If You're in the Emerging Stage

Signs: Problem score ~1.5, audience and solution scores also low. Most founders here (10+) report just having a "general sense" of the problem.
Action: Run structured validation sessions. Among founders who did this (37%), 70% could clearly articulate the problem, compared to only 43% who hadn’t.

If You’re in the Shaping Stage

Signs: Problem (2.75), audience (2.90), and severity scores jump. Founders here report better definitions—but only 38% had a well-defined Ideal Customer Profile.
Action: Refine your ICP. Founders with a strong ICP were 1.5× more likely to access their audience (55% vs 38%).

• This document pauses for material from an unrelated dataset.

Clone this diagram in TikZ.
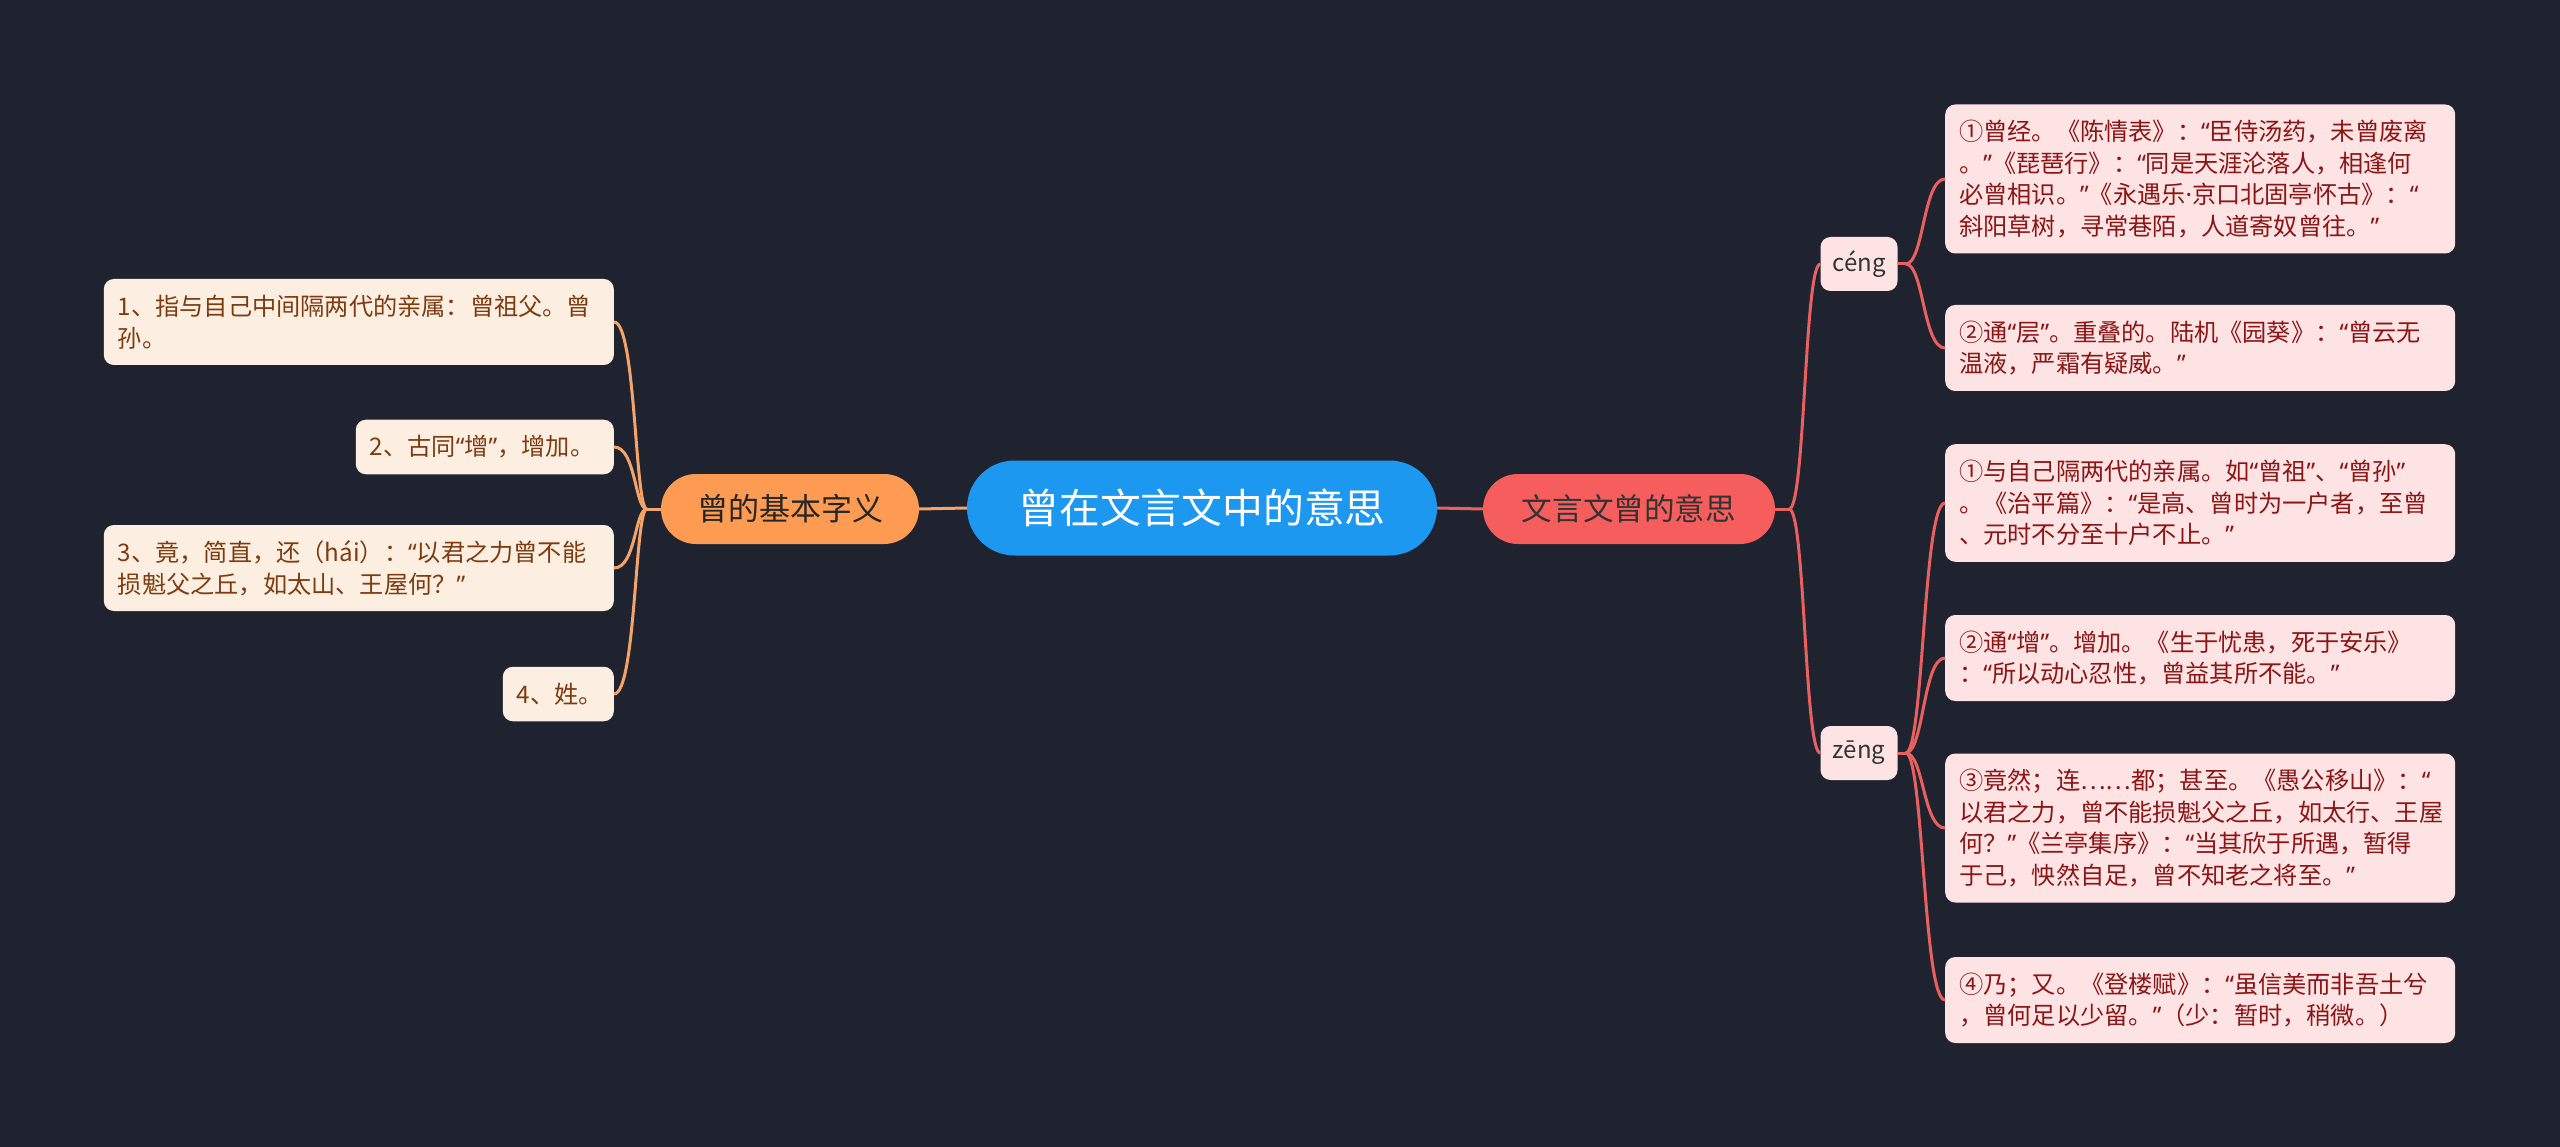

If You’re in the Validating Stage

Signs: Scores dip slightly, especially on solution (1.90). This stage is about narrowing scope and testing what works.
Action: Embed user testing. Among founders who gathered strong, specific feedback, 62% saw user commitment. For those who didn’t test, only 7% reached that level.

7. Check Your Pulse

The Next Step for the Founder If you are a founder building something, the direction your startup takes should not be a matter of pure chance. Pulse is a free, 3-minute self-assessment that helps you find out whether what you are building is really solving the right problem for the right people. Why it matters: Incubated teams whose startups have succeeded say that knowing who to build for and what real problem to solve is critical. Yet, only 38% of the teams we surveyed said that they had a clear idea of their ICP, or ideal customer profile.

Don’t guess. Test.
  Take the Pulse now and get your custom action plan.

Get Your Report Today!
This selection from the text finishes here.